Until the appropriations bills are enacted, most agency-level impacts will be difficult to assess–though we can see from the text of the BBA that user fees for U.S. Customs and Border Protection (CBP), the Transportation Security Administration (TSA) and the Pension Benefit Guaranty Corporation (PBGC) will all be raised, so we can probably divine some buttressing of leasing demand relating to those agencies. The BBA also provides significant relief to the Department of Defense (DoD). Absent this deal, the Pentagon would have seen a $20 billion funding reduction in fiscal 2014 relative to 2013. Due to the BBA, military funding will instead rise by about $2 billion in 2014 smoothing out a dip caused by the sequester.

“Sort Of”?

The BBA provides tremendous symbolic importance, limited budget relief and no long-term roadmap. So, it’s “sort of” impactful on federal leasing because it indicates bipartisan momentum, which has created optimism. With optimism and a little bit of budgeting runway, agencies are more likely to plan strategically for their space needs and possibly enter into longer-term lease commitments. Yet the basic structural defects in the federal budget persist, and they will only be resolved by a Grand Bargain of some type. That negotiation will be exceedingly difficult and I can’t predict if or when it will successfully conclude, but it is a prerequisite to sea-change improvement in the leasing market.
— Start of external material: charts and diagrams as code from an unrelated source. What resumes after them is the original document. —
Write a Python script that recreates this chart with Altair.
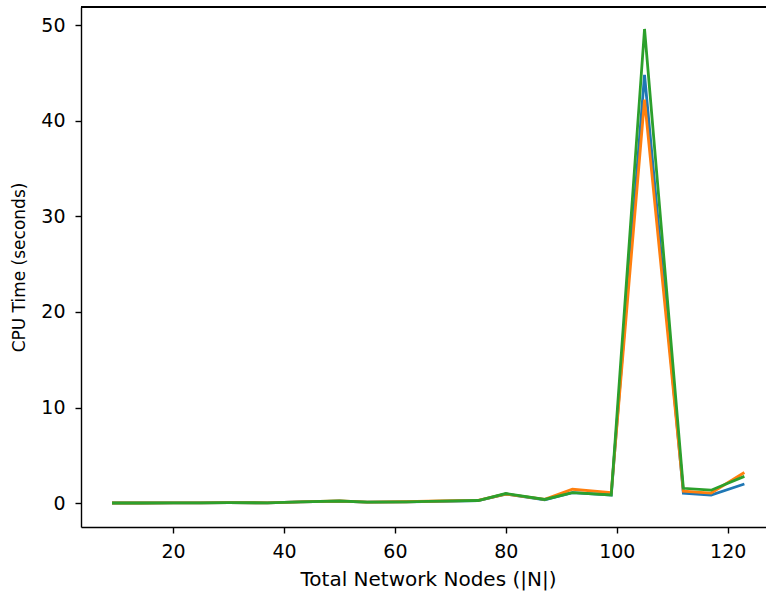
import altair as alt
import pandas as pd

nodes = [9, 14, 20, 25, 30, 37, 43, 50, 55, 62, 68, 75, 80, 87, 92, 99, 105, 112, 117, 123]
series_a = [0.01, 0.01, 0.02, 0.03, 0.04, 0.03, 0.12, 0.20, 0.10, 0.12, 0.18, 0.25, 0.95, 0.35, 1.10, 0.85, 44.8, 1.05, 0.85, 2.00]
series_b = [0.01, 0.01, 0.02, 0.03, 0.05, 0.03, 0.13, 0.22, 0.10, 0.14, 0.22, 0.28, 0.95, 0.40, 1.45, 1.10, 42.2, 1.25, 1.05, 3.20]
series_c = [0.01, 0.01, 0.02, 0.03, 0.05, 0.03, 0.13, 0.22, 0.10, 0.13, 0.20, 0.27, 1.00, 0.38, 1.10, 0.85, 49.6, 1.55, 1.35, 2.80]
names = ["series 1", "series 2", "series 3"]
colors = ["#1f77b4", "#ff7f0e", "#2ca02c"]

rows = []
for name, vals in zip(names, [series_a, series_b, series_c]):
    for n, v in zip(nodes, vals):
        rows.append({"nodes": n, "cpu": v, "series": name})
df = pd.DataFrame(rows)

FONT = "DejaVu Sans"
xs = alt.Scale(domain=[3.4, 126.9], nice=False, zero=False)
ys = alt.Scale(domain=[-2.5, 51.9], nice=False, zero=False)

xaxis = alt.Axis(values=[20, 40, 60, 80, 100, 120], grid=False, tickSize=6, tickWidth=1.4,
                 tickColor="black", domainColor="black", domainWidth=1.4,
                 labelFont=FONT, labelFontSize=19, labelColor="black", labelPadding=9,
                 title="Total Network Nodes (|N|)", titleFont=FONT, titleFontSize=20,
                 titleFontWeight="normal", titleColor="black", titlePadding=8, titleX=347)
yaxis = alt.Axis(values=[0, 10, 20, 30, 40, 50], grid=False, tickSize=6, tickWidth=1.4,
                 tickColor="black", domainColor="black", domainWidth=1.4,
                 labelFont=FONT, labelFontSize=19, labelColor="black", labelPadding=10,
                 title="CPU Time (seconds)", titleFont=FONT, titleFontSize=17,
                 titleFontWeight="normal", titleColor="black", titlePadding=12)

layers = []
for name, col in zip(names, colors):
    layers.append(
        alt.Chart(df).transform_filter(alt.datum.series == name).mark_line(
            color=col, strokeWidth=2.8, clip=True).encode(
            x=alt.X("nodes:Q", scale=xs, axis=xaxis),
            y=alt.Y("cpu:Q", scale=ys, axis=yaxis))
    )

top = alt.Chart(df).mark_rule(color="black", strokeWidth=1.4).encode(
    x=alt.value(0), x2=alt.value(685), y=alt.value(0))
layers.append(top)

chart = alt.layer(*layers).properties(
    width=685, height=520,
    padding={"left": 81, "top": 7, "right": 0, "bottom": 67},
    autosize=alt.AutoSizeParams(type="none"),
    background="white",
).configure_view(stroke=None)

chart.save("out.html", embed_options={"renderer": "svg", "actions": False})
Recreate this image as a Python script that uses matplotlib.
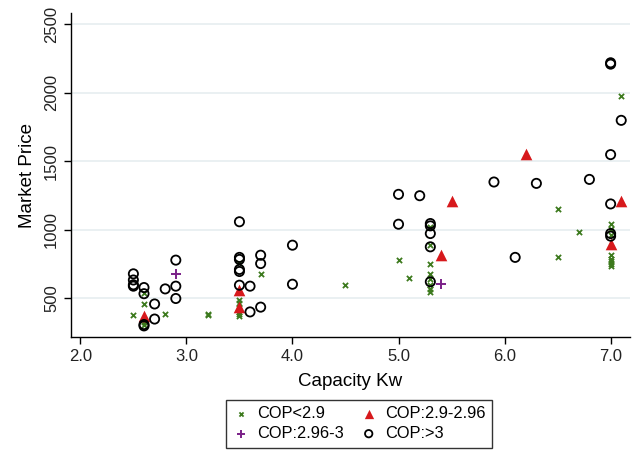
import matplotlib
matplotlib.use('Agg')
import matplotlib.pyplot as plt

plt.rcParams['font.family'] = ['Liberation Sans', 'DejaVu Sans']

# COP < 2.9
low_x = [2.5, 2.6, 2.6, 2.6, 2.6, 2.8, 3.2, 3.2,
         3.5, 3.5, 3.5, 3.5, 3.5, 3.5, 3.5, 3.7, 4.5,
         5.0, 5.1, 5.3, 5.3, 5.3, 5.3, 5.3, 5.3, 5.3, 5.3,
         6.5, 6.5, 6.7,
         7.0, 7.0, 7.0, 7.0, 7.0, 7.0, 7.0, 7.0, 7.1]
low_y = [380, 540, 460, 330, 310, 390, 385, 380,
         760, 490, 470, 430, 400, 385, 375, 680, 600,
         780, 650, 1020, 890, 750, 680, 640, 600, 570, 545,
         1150, 800, 985,
         1040, 1010, 960, 820, 790, 770, 750, 740, 1980]

# COP 2.9 - 2.96
mid_x = [2.6, 3.5, 3.5, 5.4, 5.5, 6.2, 7.0, 7.1]
mid_y = [375, 560, 440, 818, 1215, 1555, 895, 1210]

# COP 2.96 - 3
upper_x = [2.9, 5.4]
upper_y = [680, 604]

# COP > 3
high_x = [2.5, 2.5, 2.5, 2.5, 2.6, 2.6, 2.6, 2.6, 2.7, 2.7, 2.8,
          2.9, 2.9, 2.9,
          3.5, 3.5, 3.5, 3.5, 3.5, 3.5, 3.6, 3.6, 3.7, 3.7, 3.7,
          4.0, 4.0, 5.0, 5.0, 5.2,
          5.3, 5.3, 5.3, 5.3, 5.3,
          5.9, 6.1, 6.3, 6.8,
          7.0, 7.0, 7.0, 7.0, 7.0, 7.0, 7.1]
high_y = [680, 635, 600, 590, 580, 535, 310, 300, 460, 350, 570,
          780, 590, 500,
          1060, 800, 785, 712, 697, 597, 590, 402, 816, 755, 437,
          889, 604, 1260, 1042, 1250,
          1047, 1030, 974, 877, 622,
          1350, 800, 1340, 1369,
          2220, 2210, 1550, 1190, 974, 955, 1800]

x_ticks = [2.0, 3.0, 4.0, 5.0, 6.0, 7.0]
y_ticks = [500, 1000, 1500, 2000, 2500]

fig = plt.figure(figsize=(6.38, 4.54), dpi=100)
ax = fig.add_axes([0.111, 0.258, 0.876, 0.713])

ax.scatter(low_x, low_y, marker='x', s=14, color='#3d7a1e', linewidths=1.3,
           label='COP<2.9', zorder=3)
ax.scatter(upper_x, upper_y, marker='+', s=60, color='#7b2088', linewidths=1.4,
           label='COP:2.96-3', zorder=3)
ax.scatter(mid_x, mid_y, marker='^', s=70, color='#d7191c', linewidths=0,
           label='COP:2.9-2.96', zorder=4)
ax.scatter(high_x, high_y, marker='o', s=44, facecolors='none', edgecolors='black',
           linewidths=1.3, label='COP:>3', zorder=5)

ax.set_xlim(1.91, 7.18)
ax.set_ylim(220, 2582)
ax.set_xticks(x_ticks)
ax.set_xticklabels([f'{v:.1f}' for v in x_ticks])
ax.set_yticks(y_ticks)
ax.set_yticklabels([str(v) for v in y_ticks], rotation=90, va='center')
ax.tick_params(labelsize=12, length=5, width=1, direction='out', labelcolor='#222222')
ax.grid(axis='y', color='#e6eef0', linewidth=1.2, zorder=0)
ax.set_axisbelow(True)
for side in ['top', 'right']:
    ax.spines[side].set_visible(False)
ax.spines['left'].set_linewidth(1)
ax.spines['bottom'].set_linewidth(1)

ax.set_xlabel('Capacity Kw', fontsize=13.5, labelpad=7)
ax.set_ylabel('Market Price', fontsize=13.5, labelpad=6)

fig.legend(loc='upper center', bbox_to_anchor=(0.563, 0.12), ncol=2,
           fontsize=11.8, frameon=True, fancybox=False, edgecolor='black',
           borderpad=0.4, borderaxespad=0, handletextpad=0.5, columnspacing=1.0,
           labelspacing=0.3, handlelength=1.0, markerscale=0.8)

fig.savefig('out.png', dpi=100)
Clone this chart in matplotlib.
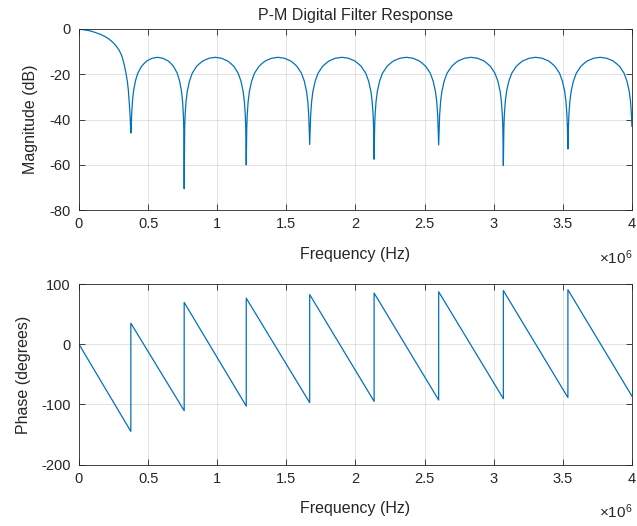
import matplotlib
matplotlib.use("Agg")
import matplotlib.pyplot as plt

plt.rcParams['font.family'] = ['Liberation Sans', 'DejaVu Sans']
plt.rcParams['axes.unicode_minus'] = False
plt.rcParams['mathtext.fontset'] = 'custom'
plt.rcParams['mathtext.rm'] = 'Liberation Sans'

# frequencies are in MHz, the axes show Hz with a x10^6 multiplier
# main lobe of the magnitude response
main_f = [0.0, 0.03, 0.06, 0.09, 0.12, 0.155, 0.19, 0.215, 0.24, 0.265, 0.29,
          0.31, 0.325, 0.338, 0.35, 0.357, 0.362, 0.367, 0.371]
main_db = [-0.3, -0.4, -0.7, -1.1, -1.7, -2.5, -3.5, -4.5, -5.7, -7.3, -9.4,
           -12.0, -15.3, -19.0, -23.3, -27.0, -31.0, -35.5, -40.0]

# nulls of the magnitude response
null_f = [0.375, 0.761, 1.210, 1.669, 2.135, 2.602, 3.070, 3.537]
null_db = [-46.0, -70.5, -60.0, -51.0, -57.5, -51.2, -60.3, -53.0]

# side lobes: peak level, and the shape of one lobe between two nulls
lobe_peak_db = [-12.6, -12.6, -12.6, -12.6, -12.6, -12.6, -12.6, -12.6]
lobe_t = [0.008, 0.015, 0.03, 0.05, 0.085, 0.13, 0.2, 0.25, 0.3, 0.4, 0.5,
          0.6, 0.7, 0.75, 0.8, 0.87, 0.915, 0.95, 0.97, 0.985, 0.992]
lobe_drop = [-31.0, -25.5, -19.5, -15.0, -10.5, -7.0, -4.0, -2.7, -1.6, -0.4, 0.0,
             -0.4, -1.6, -2.7, -4.0, -7.0, -10.5, -15.0, -19.5, -25.5, -31.0]
last_null_f = 4.004
edge_f, edge_db = 4.0, -43.0

# phase response vertices (MHz, degrees)
phase_f = [0.0, 0.375, 0.375, 0.761, 0.761, 1.210, 1.210, 1.669, 1.669,
           2.135, 2.135, 2.602, 2.602, 3.070, 3.070, 3.537, 3.537, 4.0]
phase_deg = [0.0, -144.6, 35.0, -110.3, 69.5, -102.6, 76.5, -97.0, 82.5,
             -94.8, 85.0, -92.6, 87.2, -90.4, 89.2, -88.5, 90.5, -86.0]

xtick_vals = [0, 0.5, 1, 1.5, 2, 2.5, 3, 3.5, 4]
xtick_labels = ['0', '0.5', '1', '1.5', '2', '2.5', '3', '3.5', '4']

# put the lobes together into one curve
mag_f = list(main_f)
mag_db = list(main_db)
right_nulls = null_f[1:] + [last_null_f]
for i, (a, b) in enumerate(zip(null_f, right_nulls)):
    mag_f.append(a)
    mag_db.append(null_db[i])
    for t, d in zip(lobe_t, lobe_drop):
        f = a + t * (b - a)
        if f < edge_f:
            mag_f.append(f)
            mag_db.append(lobe_peak_db[i] + d)
mag_f.append(edge_f)
mag_db.append(edge_db)

line_color = '#0072BD'
axis_color = '#262626'

fig = plt.figure(figsize=(6.37, 5.26), dpi=100)
ax1 = fig.add_axes([0.124, 0.6002, 0.868, 0.3452])
ax2 = fig.add_axes([0.124, 0.1165, 0.868, 0.3435])

ax1.plot([f * 1e6 for f in mag_f], mag_db, color=line_color, lw=0.9)
ax2.plot([f * 1e6 for f in phase_f], phase_deg, color=line_color, lw=0.9)

ax1.set_ylim(-80, 0)
ax1.set_yticks([-80, -60, -40, -20, 0])
ax2.set_ylim(-200, 100)
ax2.set_yticks([-200, -100, 0, 100])

for ax in (ax1, ax2):
    ax.set_xlim(0, 4e6)
    ax.set_xticks([v * 1e6 for v in xtick_vals])
    ax.set_xticklabels(xtick_labels)
    ax.grid(True, color=axis_color, alpha=0.15, lw=0.6)
    ax.set_axisbelow(True)
    ax.tick_params(direction='in', top=True, right=True, length=4, width=0.6,
                   labelsize=10.5, colors=axis_color)
    ax.tick_params(axis='x', pad=5)
    ax.tick_params(axis='y', pad=6)
    for s in ax.spines.values():
        s.set_color(axis_color)
        s.set_linewidth(0.6)
    ax.set_xlabel('Frequency (Hz)', fontsize=11.5, color=axis_color, labelpad=11)
    ax.text(1.0, -0.21, r'$\times\mathregular{10^{6}}$', transform=ax.transAxes,
            ha='right', va='top', fontsize=11, color=axis_color)

ax1.set_ylabel('Magnitude (dB)', fontsize=11.5, color=axis_color, labelpad=8)
ax2.set_ylabel('Phase (degrees)', fontsize=11.5, color=axis_color, labelpad=7)
ax1.set_title('P-M Digital Filter Response', fontsize=11.5, color=axis_color, pad=6)

fig.savefig('out.png', dpi=100)
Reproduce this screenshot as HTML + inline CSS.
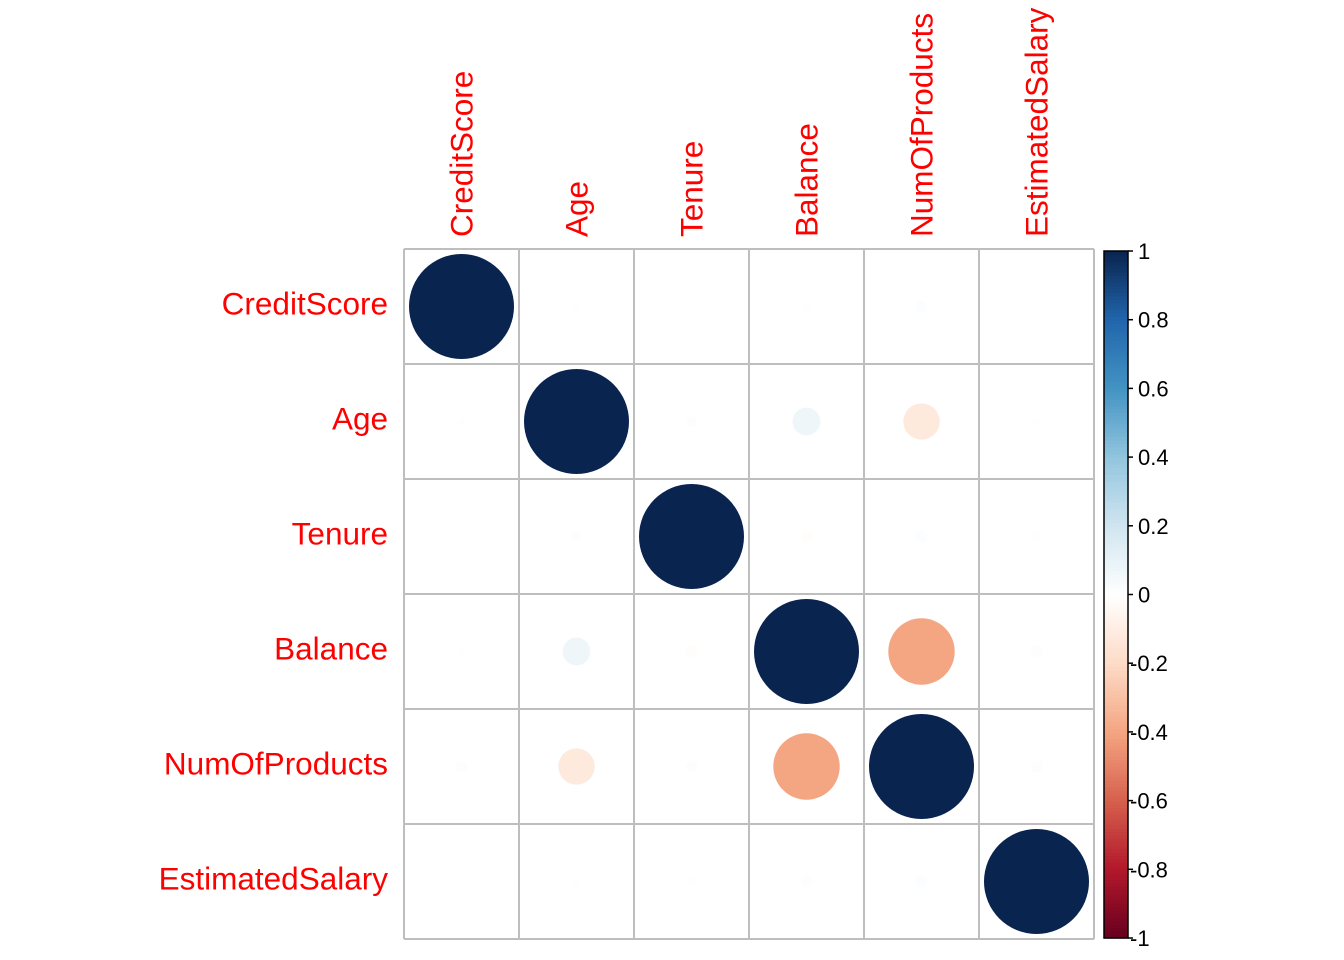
<!DOCTYPE html>
<html><head><meta charset="utf-8"><style>body{margin:0;background:#fff}svg{display:block}</style></head>
<body>
<svg id="c" width="1344" height="960" xmlns="http://www.w3.org/2000/svg" font-family="Liberation Sans, Arial, sans-serif"></svg>
<script>
const vars = ["CreditScore","Age","Tenure","Balance","NumOfProducts","EstimatedSalary"];
const corrRow0 = [1, -0.004, 0.001, 0.006, 0.012, -0.001];
const corrRow1 = [-0.004, 1, -0.01, 0.07, -0.12, -0.007];
const corrRow2 = [0.001, -0.01, 1, -0.012, 0.013, 0.008];
const corrRow3 = [0.006, 0.07, -0.012, 1, -0.40, 0.013];
const corrRow4 = [0.012, -0.12, 0.013, -0.40, 1, 0.014];
const corrRow5 = [-0.001, -0.007, 0.008, 0.013, 0.014, 1];
const corr = [corrRow0, corrRow1, corrRow2, corrRow3, corrRow4, corrRow5];
const barTicks = ["-1","-0.8","-0.6","-0.4","-0.2","0","0.2","0.4","0.6","0.8","1"];
const palette = ["#67001F","#B2182B","#D6604D","#F4A582","#FDDBC7","#FFFFFF","#D1E5F0","#92C5DE","#4393C3","#2166AC","#0A2450"];

const NS="http://www.w3.org/2000/svg", svg=document.getElementById('c');
const X0=404, Y0=249, CELL=115, N=vars.length;
function mk(t,a){const e=document.createElementNS(NS,t);for(const k in a)e.setAttribute(k,a[k]);svg.appendChild(e);return e;}
function hex(h){return [1,3,5].map(i=>parseInt(h.substr(i,2),16));}
function color(v){const t=(Math.max(-1,Math.min(1,v))+1)/2*(palette.length-1);const i=Math.min(Math.floor(t),palette.length-2),f=t-i;
 const a=hex(palette[i]),b=hex(palette[i+1]);return 'rgb('+a.map((x,k)=>Math.round(x+(b[k]-x)*f)).join(',')+')';}
const cx=j=>X0+CELL*(j+0.5), cy=i=>Y0+CELL*(i+0.5);
const yBar=v=>938-(v+1)/2*(938-251);

for(let i=0;i<N;i++)for(let j=0;j<N;j++){
 const v=corr[i][j];
 const c=mk('circle',{cx:cx(j),cy:cy(i),r:52.5*Math.sqrt(Math.abs(v)),fill:color(v)});
 
 
}
for(let k=0;k<=N;k++){
 const l1=mk('line',{x1:X0+CELL*k,x2:X0+CELL*k,y1:Y0,y2:Y0+CELL*N,stroke:'#bebebe','stroke-width':2});
 
 
 const l2=mk('line',{x1:X0,x2:X0+CELL*N,y1:Y0+CELL*k,y2:Y0+CELL*k,stroke:'#bebebe','stroke-width':2});
 
 
}
vars.forEach((n,i)=>{
 const t=mk('text',{x:388,y:cy(i)+8,'text-anchor':'end','font-size':31.5,fill:'#FF0000'});t.textContent=n;
 
 
 const x=cx(i)+11;
 const u=mk('text',{x:x,y:237,transform:'rotate(-90 '+x+' 237)','font-size':31.5,fill:'#FF0000'});u.textContent=n;
 
 
});
const steps=200;
for(let s=0;s<steps;s++){
 const v0=-1+2*s/steps, v1=-1+2*(s+1)/steps;
 const r=mk('rect',{x:1104,y:yBar(v1),width:24,height:yBar(v0)-yBar(v1)+0.6,fill:color((v0+v1)/2)});
 
 
}
const bd=mk('rect',{x:1104,y:251,width:24,height:687,fill:'none',stroke:'#000','stroke-width':1.5});


barTicks.forEach(lbl=>{
 const v=parseFloat(lbl),y=yBar(v);
 const tk=mk('line',{x1:1128,x2:1133,y1:y,y2:y,stroke:'#000','stroke-width':1.5});
 
 
 const t=mk('text',{x:v<0?1130:1138,y:y+8,'font-size':22,fill:'#000'});t.textContent=lbl;
 
 
});
</script>
</body></html>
* National debt here is defined as gross debt, which is total debt held by the public ($12.3 trillion) plus intra-governmental holdings ($4.9 trillion) totaling $17.2 trillion. If you are a student of the national debt you’ll notice that publications alternately report gross debt and debt held by the public. I cite the gross figure in this case because that is the one that most closely corresponds to the debt ceiling established by Congress.